When short-term quick wins are achieved in pilot team, proven practices then should be spread to the whole organisation. Systematic training on Agile and Lean should be given to all employees. New processes and practices should be institutionalised. Visual posters and other information radiators (Cockburn, 2008) should be designed to emphasise these new processes and practices in an intuitive manner.
Meanwhile, improvement to the processes and practices should be still encouraged. Gemba Kaizen – means “continuous improvement on the field” (Imai, 1997) – should be introduced. Long term change goals and milestones should be set. Improvement management approaches such as A3 thinking and PDCA (Sobek II & Smalley, 2011) should be used as regular management tools.

Anchor the Changes

It normally takes 12 months or longer to shift such a delivery team from traditional “waterfall” processes to Agile/Lean processes. While changes are happening, the improvement committee need start changing the culture of the organisation, as well as people's mindset.

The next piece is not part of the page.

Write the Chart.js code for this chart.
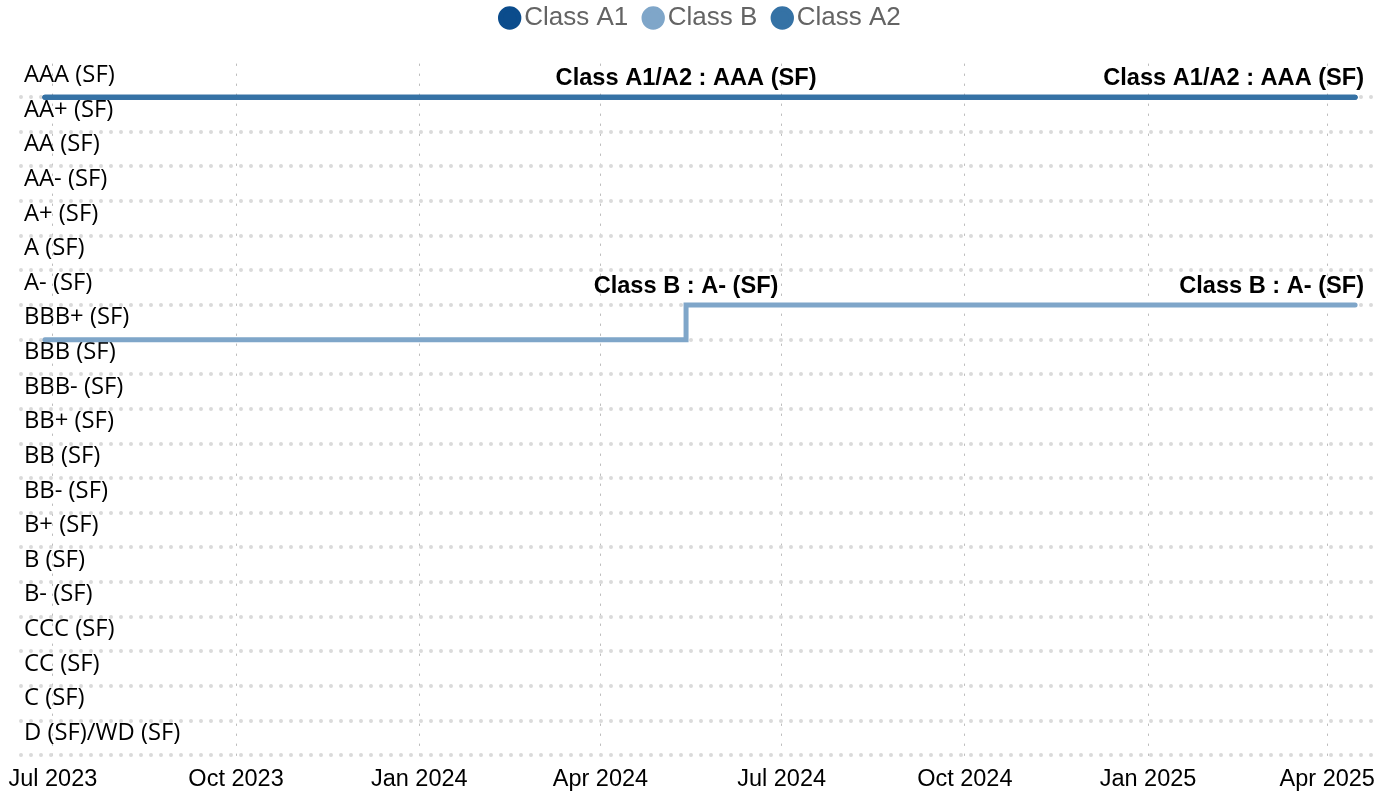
<!DOCTYPE html>
<html>
<head>
<meta charset="utf-8">
<script src="https://cdn.jsdelivr.net/npm/chart.js@4.4.1/dist/chart.umd.min.js"></script>
<style>
  html, body { margin: 0; padding: 0; background: #fff; }
  #wrap { width: 1377px; height: 792px; position: relative; }
</style>
</head>
<body>
<div id="wrap"><canvas id="ratingChart"></canvas></div>
<script>
// rating scale, top to bottom
const ratings = [
  "AAA (SF)", "AA+ (SF)", "AA (SF)", "AA- (SF)", "A+ (SF)", "A (SF)", "A- (SF)",
  "BBB+ (SF)", "BBB (SF)", "BBB- (SF)", "BB+ (SF)", "BB (SF)", "BB- (SF)",
  "B+ (SF)", "B (SF)", "B- (SF)", "CCC (SF)", "CC (SF)", "C (SF)", "D (SF)/WD (SF)"
];
const dates = ["2023-06-27", "2024-05-14", "2025-04-15"];
const classA1 = ["AAA (SF)", "AAA (SF)", "AAA (SF)"];
const classB = ["BBB+ (SF)", "A- (SF)", "A- (SF)"];
const classA2 = ["AAA (SF)", "AAA (SF)", "AAA (SF)"];

const tickDates = ["2023-07-01", "2023-10-01", "2024-01-01", "2024-04-01",
                   "2024-07-01", "2024-10-01", "2025-01-01", "2025-04-01"];
const tickLabels = ["Jul 2023", "Oct 2023", "Jan 2024", "Apr 2024",
                    "Jul 2024", "Oct 2024", "Jan 2025", "Apr 2025"];

// rating labels written on the lines
const noteTexts = ["Class A1/A2 : AAA (SF)", "Class A1/A2 : AAA (SF)", "Class B : A- (SF)", "Class B : A- (SF)"];
const noteDates = ["2024-05-14", "2025-04-15", "2024-05-14", "2025-04-15"];
const noteRatings = ["AAA (SF)", "AAA (SF)", "A- (SF)", "A- (SF)"];

const day = d => Date.parse(d + "T00:00:00Z");
const level = r => ratings.length - 1 - ratings.indexOf(r);
const points = vals => dates.map((d, i) => ({ x: day(d), y: level(vals[i]) }));

const sans = "'Liberation Sans', Arial, sans-serif";

const notesPlugin = {
  id: "notes",
  afterDatasetsDraw(chart) {
    const { ctx, scales: { x, y } } = chart;
    const lastDate = dates[dates.length - 1];
    ctx.save();
    ctx.font = "bold 23.6px " + sans;
    ctx.fillStyle = "#000";
    ctx.textBaseline = "alphabetic";
    noteTexts.forEach((t, i) => {
      const atEnd = noteDates[i] === lastDate;
      ctx.textAlign = atEnd ? "right" : "center";
      const px = x.getPixelForValue(day(noteDates[i])) + (atEnd ? 9 : 0);
      const py = y.getPixelForValue(level(noteRatings[i])) - 12;
      ctx.fillText(t, px, py);
    });
    ctx.restore();
  }
};

// dotted gridlines need round caps
const roundDots = {
  id: "roundDots",
  beforeDraw(chart) { chart.ctx.lineCap = "round"; }
};

const line = (label, vals, color, order) => ({
  label,
  data: points(vals),
  borderColor: color,
  backgroundColor: color,
  borderWidth: 5,
  borderCapStyle: "round",
  stepped: true,
  pointRadius: 0,
  fill: false,
  order
});

const ctx = document.getElementById("ratingChart");
const ratingChart = new Chart(ctx, {
  type: "line",
  data: {
    datasets: [
      line("Class A1", classA1, "#0b4c8c", 2),
      line("Class B", classB, "#7fa6c9", 1),
      line("Class A2", classA2, "#3572a5", 0)
    ]
  },
  options: {
    responsive: true,
    maintainAspectRatio: false,
    animation: false,
    // negative right padding only nudges the legend; the plot stays inside
    layout: { padding: { top: -18.5, left: 15, right: -17, bottom: -7.5 } },
    plugins: {
      legend: {
        position: "top",
        labels: {
          usePointStyle: true,
          pointStyle: "circle",
          boxWidth: 3,
          boxHeight: 13,
          padding: 23.5,
          color: "#646464",
          font: { family: sans, size: 26 },
          sort: (a, b) => a.datasetIndex - b.datasetIndex
        }
      },
      title: { display: true, text: "", weight: 500, padding: 0, font: { size: 23, lineHeight: 1 } },
      tooltip: { enabled: false }
    },
    scales: {
      x: {
        type: "linear",
        min: day("2023-06-15"),
        max: day("2025-04-26"),
        afterBuildTicks: s => { s.ticks = tickDates.map(d => ({ value: day(d) })); },
        afterFit: s => { s.paddingLeft = 0; s.paddingRight = 0; },
        ticks: {
          callback: (v, i) => tickLabels[i],
          maxRotation: 0,
          autoSkip: false,
          padding: 6,
          color: "#000",
          font: { family: sans, size: 23.5 }
        },
        grid: { color: "#bdbdbd", lineWidth: 1, drawTicks: false },
        border: { display: false, dash: [1.5, 8.5] }
      },
      y: {
        type: "linear",
        min: -0.12,
        max: 19.96,
        afterBuildTicks: s => { s.ticks = ratings.map((r, i) => ({ value: i })); },
        afterFit: s => { s.paddingTop = 0; s.paddingBottom = 0; },
        ticks: {
          mirror: true,
          padding: 3,
          labelOffset: -22,
          callback: v => ratings[ratings.length - 1 - v],
          color: "#000",
          font: { family: "'Open Sans', sans-serif", size: 23.8 }
        },
        grid: { color: "#dadada", lineWidth: 4, drawTicks: false },
        border: { display: false, dash: [0, 10] }
      }
    }
  },
  plugins: [notesPlugin, roundDots]
});
</script>
</body>
</html>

For all members in the organisation, they must realise that today's organisations have to be open to continuous innovation, and change happens in all different angles – not only in technology and product, but also in organisational structure and people (Daft, 2012, p. 432). An innovative organisation needs to be built, in which pain points are recognised as sources of innovation, and “mad ideas” are nurtured into meaningful innovation (Xiong, 2013).
Performance assessment criteria should be changed to award innovative change makers, rather than risk averters. It takes at least 2~3 years to change the organisational culture, and support from higher level executives is necessary.